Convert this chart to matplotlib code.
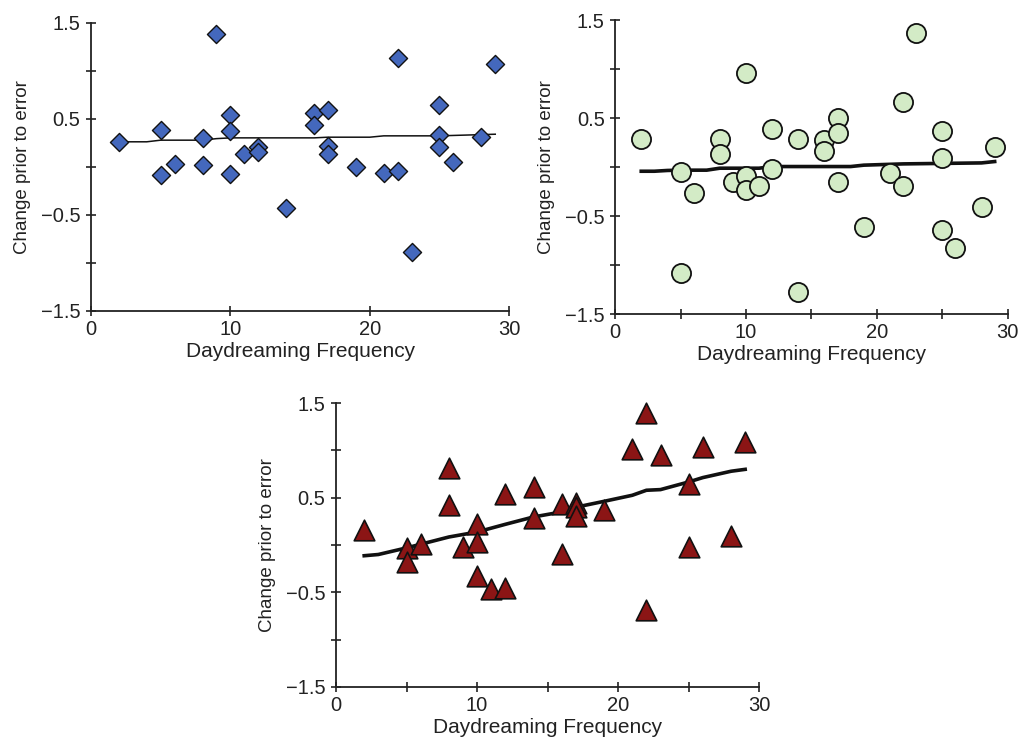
import matplotlib
matplotlib.use("Agg")
import matplotlib.pyplot as plt

plt.rcParams["font.family"] = ["Liberation Sans", "DejaVu Sans"]

# panel 1: blue diamonds
x1 = [2, 5, 5, 6, 8, 8, 9, 10, 10, 10, 11, 12, 12, 14, 16, 16, 17, 17, 17,
      19, 21, 22, 22, 23, 25, 25, 25, 26, 28, 29]
y1 = [0.26, 0.39, -0.085, 0.026, 0.30, 0.02, 1.386, 0.543, 0.376, -0.071,
      0.133, 0.203, 0.158, -0.432, 0.567, 0.435, 0.591, 0.217, 0.133,
      0.002, -0.061, -0.04, 1.136, -0.883, 0.647, 0.331, 0.21, 0.05, 0.314, 1.077]
fit1_x = [2, 4, 5, 8, 9, 10, 16, 17, 20, 21, 25, 29]
fit1_y = [0.262, 0.262, 0.279, 0.279, 0.295, 0.303, 0.303, 0.31, 0.31, 0.324, 0.324, 0.341]

# panel 2: green circles
x2 = [2, 5, 5, 6, 8, 8, 9, 10, 10, 10, 11, 12, 12, 14, 14, 16, 16, 17, 17, 17,
      19, 21, 22, 22, 23, 25, 25, 25, 26, 28, 29]
y2 = [0.29, -0.049, -1.082, -0.26, 0.29, 0.134, -0.148, 0.963, -0.087, -0.233,
      -0.189, 0.385, -0.022, 0.29, -1.279, 0.277, 0.165, 0.498, 0.345, -0.148,
      -0.613, -0.063, 0.668, -0.189, 1.371, 0.369, 0.09, -0.641, -0.828, -0.403, 0.205]
fit2_x = [2, 3, 4, 5, 7, 8, 11, 12, 18, 19, 22, 28, 29]
fit2_y = [-0.043, -0.043, -0.035, -0.032, -0.032, -0.012, -0.012, 0.005, 0.005,
          0.019, 0.032, 0.042, 0.056]

# panel 3: red triangles
x3 = [2, 5, 5, 6, 8, 8, 9, 10, 10, 10, 11, 12, 12, 14, 14, 16, 16, 17, 17, 17,
      19, 21, 22, 22, 23, 25, 25, 26, 28, 29]
y3 = [0.163, -0.031, -0.18, 0.011, 0.819, 0.42, -0.024, 0.226, 0.032, -0.328,
      -0.462, 0.537, -0.451, 0.614, 0.286, 0.431, -0.095, 0.449, 0.403, 0.304,
      0.374, 1.013, 1.391, -0.684, 0.953, 0.65, -0.021, 1.031, 0.092, 1.084]
fit3_x = [2, 3, 5, 8, 10, 12, 14, 16, 17, 19, 21, 22, 23, 25, 26, 28, 29]
fit3_y = [-0.113, -0.10, -0.03, 0.085, 0.138, 0.219, 0.297, 0.35, 0.40, 0.462,
          0.526, 0.579, 0.586, 0.667, 0.713, 0.78, 0.80]

y_ticks = [-1.5, -1.0, -0.5, 0, 0.5, 1.0, 1.5]
y_labels = ["\u22121.5", "", "\u22120.5", "", "0.5", "", "1.5"]


def style_axis(ax, xticks):
    ax.set_xlim(0, 30)
    ax.set_ylim(-1.5, 1.5)
    ax.spines["top"].set_visible(False)
    ax.spines["right"].set_visible(False)
    for s in ("left", "bottom"):
        ax.spines[s].set_linewidth(1.3)
        ax.spines[s].set_color("#222222")
    ax.set_yticks(y_ticks)
    ax.set_yticklabels(y_labels)
    ax.set_xticks(xticks)
    ax.set_xticklabels([str(t) if t % 10 == 0 else "" for t in xticks])
    ax.tick_params(direction="inout", length=7, width=1.2, labelsize=14.5,
                   color="#222222", labelcolor="#222222")
    ax.tick_params(axis="x", pad=3)
    ax.tick_params(axis="y", pad=4)
    ax.set_xlabel("Daydreaming Frequency", fontsize=15, labelpad=2, color="#222222")
    ax.set_ylabel("Change prior to error", fontsize=13.5, labelpad=7, color="#222222")
    for lbl in ax.get_xticklabels() + ax.get_yticklabels():
        lbl.set_clip_on(False)


fig = plt.figure(figsize=(10.2, 7.45), dpi=100)

ax1 = fig.add_axes([0.0892, 0.5826, 0.41, 0.3866])
ax1.plot(fit1_x, fit1_y, color="#111111", lw=1.1, zorder=2)
ax1.scatter(x1, y1, marker="D", s=85, c="#4468bd", edgecolors="#111111",
            linewidths=1.0, zorder=3, clip_on=False)
style_axis(ax1, [0, 10, 20, 30])

ax2 = fig.add_axes([0.603, 0.5785, 0.385, 0.3946])
ax2.plot(fit2_x, fit2_y, color="#111111", lw=2.6, zorder=2)
ax2.scatter(x2, y2, marker="o", s=190, c="#d3ebc6", edgecolors="#111111",
            linewidths=1.3, zorder=3, clip_on=False)
style_axis(ax2, [0, 5, 10, 15, 20, 25, 30])

ax3 = fig.add_axes([0.3294, 0.0779, 0.415, 0.381])
ax3.plot(fit3_x, fit3_y, color="#111111", lw=2.6, zorder=2)
ax3.scatter(x3, y3, marker="^", s=220, c="#8b1515", edgecolors="#111111",
            linewidths=1.2, zorder=3, clip_on=False)
style_axis(ax3, [0, 5, 10, 15, 20, 25, 30])

fig.savefig("out.png", dpi=100)
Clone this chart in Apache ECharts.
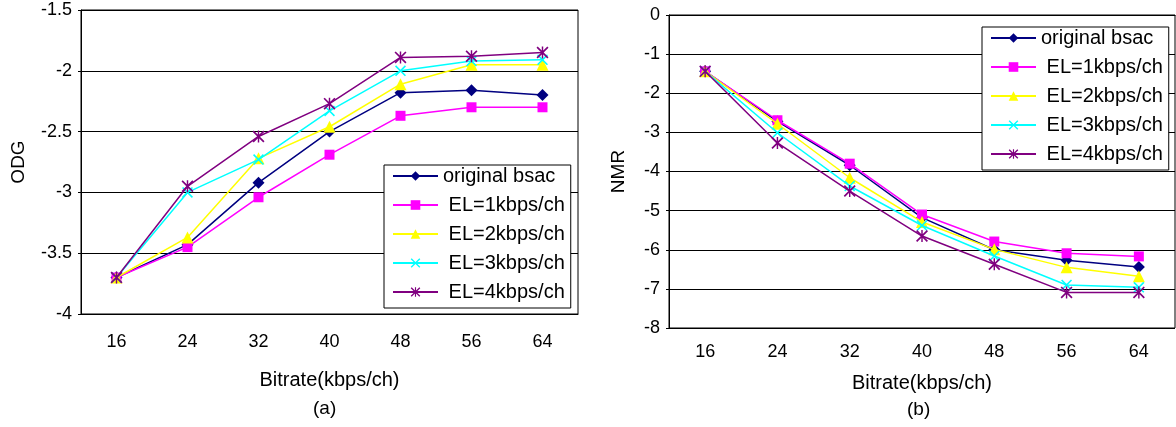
<!DOCTYPE html>
<html>
<head>
<meta charset="utf-8">
<script src="https://cdn.jsdelivr.net/npm/echarts@6/dist/echarts.min.js"></script>
<style>
  html, body { margin: 0; padding: 0; background: #fff; }
  #chart { width: 1176px; height: 427px; }
</style>
</head>
<body>
<div id="chart"></div>
<script>
// bitrate categories shared by both panels
const categories = ['16', '24', '32', '40', '48', '56', '64']
const seriesNames = ['original bsac', 'EL=1kbps/ch', 'EL=2kbps/ch', 'EL=3kbps/ch', 'EL=4kbps/ch']

// (a) ODG
const odgOriginal = [-3.70, -3.43, -2.92, -2.50, -2.18, -2.16, -2.20]
const odgEl1 = [-3.70, -3.45, -3.04, -2.69, -2.37, -2.30, -2.30]
const odgEl2 = [-3.70, -3.37, -2.72, -2.46, -2.11, -1.95, -1.95]
const odgEl3 = [-3.70, -3.00, -2.73, -2.33, -2.00, -1.92, -1.91]
const odgEl4 = [-3.70, -2.95, -2.54, -2.27, -1.89, -1.88, -1.85]

// (b) NMR
const nmrOriginal = [-1.44, -2.72, -3.84, -5.18, -6.00, -6.27, -6.44]
const nmrEl1 = [-1.44, -2.69, -3.80, -5.10, -5.79, -6.09, -6.17]
const nmrEl2 = [-1.44, -2.78, -4.16, -5.29, -5.99, -6.45, -6.68]
const nmrEl3 = [-1.44, -3.01, -4.37, -5.38, -6.16, -6.90, -6.96]
const nmrEl4 = [-1.44, -3.27, -4.50, -5.65, -6.37, -7.09, -7.09]

const colors = ['#000080', '#ff00ff', '#ffff00', '#00ffff', '#800080']
// x mark and asterisk mark, like the excel markers
const crossPath = 'path://M0,1L1,0L10,9L9,10ZM9,0L10,1L1,10L0,9Z'
const starPath = 'path://M0,1L1,0L10,9L9,10ZM9,0L10,1L1,10L0,9ZM4.4,0L5.6,0L5.6,10L4.4,10Z'
const symbols = ['diamond', 'rect', 'triangle', crossPath, starPath]
const symbolSizes = [12, 10, 12, 11, 12]

const sans = '"Liberation Sans", Arial, sans-serif'

function makeSeries (idx, lists) {
  return lists.map((data, i) => ({
    name: seriesNames[i],
    type: 'line',
    xAxisIndex: idx,
    yAxisIndex: idx,
    data: data,
    symbol: symbols[i],
    symbolSize: symbolSizes[i],
    showSymbol: true,
    color: colors[i],
    lineStyle: { width: 1.5, color: colors[i] },
    itemStyle: { color: colors[i] },
    animation: false,
    z: 3 + i
  }))
}

function xAxisOf (idx, margin, gap) {
  return {
    type: 'category',
    gridIndex: idx,
    data: categories,
    boundaryGap: true,
    axisTick: { show: false },
    axisLine: { show: true, lineStyle: { color: '#000' } },
    axisLabel: { margin: margin, color: '#000', fontSize: 18, fontFamily: sans },
    name: 'Bitrate(kbps/ch)',
    nameLocation: 'middle',
    nameGap: gap,
    nameTextStyle: { color: '#000', fontSize: 20, fontFamily: sans }
  }
}

function yAxisOf (idx, min, max, interval, name, gap) {
  return {
    type: 'value',
    gridIndex: idx,
    min: min,
    max: max,
    interval: interval,
    axisLine: { show: true, lineStyle: { color: '#000' } },
    axisTick: { show: true, length: 3, lineStyle: { color: '#000' } },
    splitLine: { show: true, lineStyle: { color: '#000', width: 1 } },
    axisLabel: { margin: 9, color: '#000', fontSize: 18, fontFamily: sans },
    name: name,
    nameLocation: 'middle',
    nameGap: gap,
    nameRotate: 90,
    nameTextStyle: { color: '#000', fontSize: 19, fontFamily: sans }
  }
}

function legendOf (left, top) {
  return {
    orient: 'vertical',
    left: left,
    top: top,
    data: seriesNames.map(n => ({ name: n })),
    formatter: n => (n.indexOf('EL') === 0 ? ' ' + n : n),
    itemWidth: 45,
    itemHeight: 12,
    itemGap: 9,
    padding: [1, 6, 6, 8],
    borderColor: '#000',
    borderWidth: 1,
    backgroundColor: '#fff',
    textStyle: { color: '#000', fontSize: 20, fontFamily: sans },
    selectedMode: false
  }
}

const chart = echarts.init(document.getElementById('chart'))
const option = {
  backgroundColor: '#fff',
  animation: false,
  grid: [
    { left: 81, top: 10, width: 497, height: 304, show: true, borderColor: '#000', borderWidth: 1 },
    { left: 669, top: 15, width: 506, height: 313, show: true, borderColor: '#000', borderWidth: 1 }
  ],
  xAxis: [xAxisOf(0, 19, 56), xAxisOf(1, 15, 45)],
  yAxis: [
    yAxisOf(0, -4, -1.5, 0.5, 'ODG', 53),
    yAxisOf(1, -8, 0, 1, 'NMR', 41)
  ],
  legend: [legendOf(384, 165), legendOf(982, 27)],
  graphic: [
    { type: 'text', left: 313, top: 399, style: { text: '(a)', fill: '#000', fontSize: 19, fontFamily: sans } },
    { type: 'text', left: 907, top: 400, style: { text: '(b)', fill: '#000', fontSize: 19, fontFamily: sans } }
  ],
  series: makeSeries(0, [odgOriginal, odgEl1, odgEl2, odgEl3, odgEl4])
    .concat(makeSeries(1, [nmrOriginal, nmrEl1, nmrEl2, nmrEl3, nmrEl4]))
}
chart.setOption(option)
</script>
</body>
</html>
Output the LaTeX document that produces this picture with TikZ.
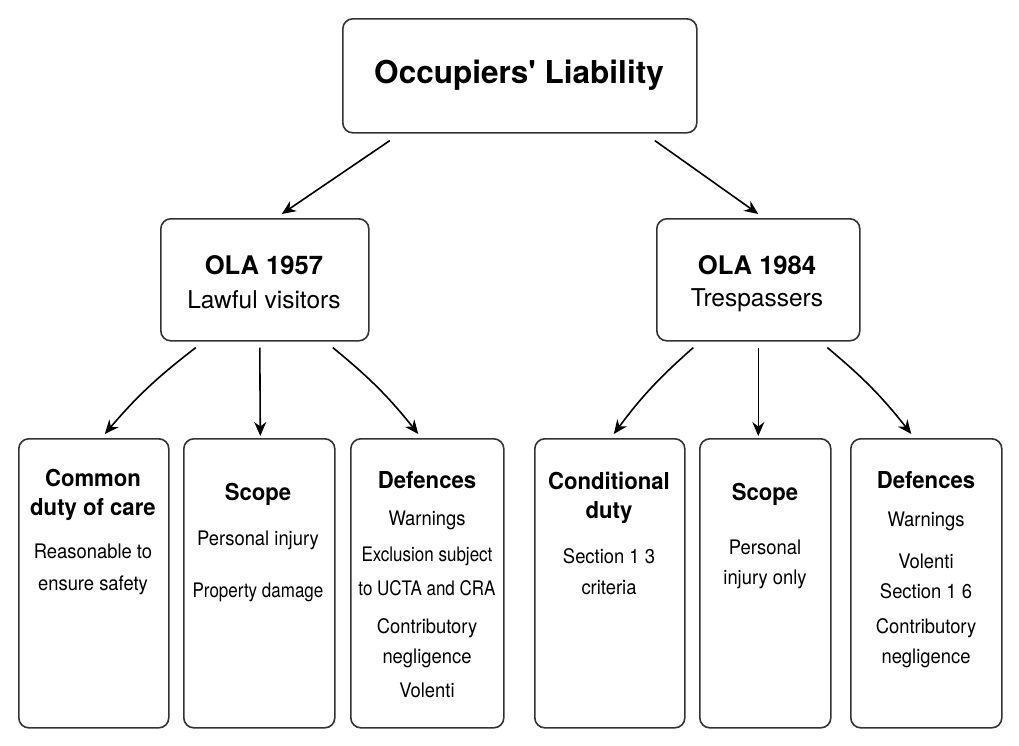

WRITTEN REQUEST:
From the listing above, pick out every line containing "document".

CORRECT RESULT:
const chart = echarts.init(document.getElementById('chart'))
Output the LaTeX document that produces this picture with TikZ.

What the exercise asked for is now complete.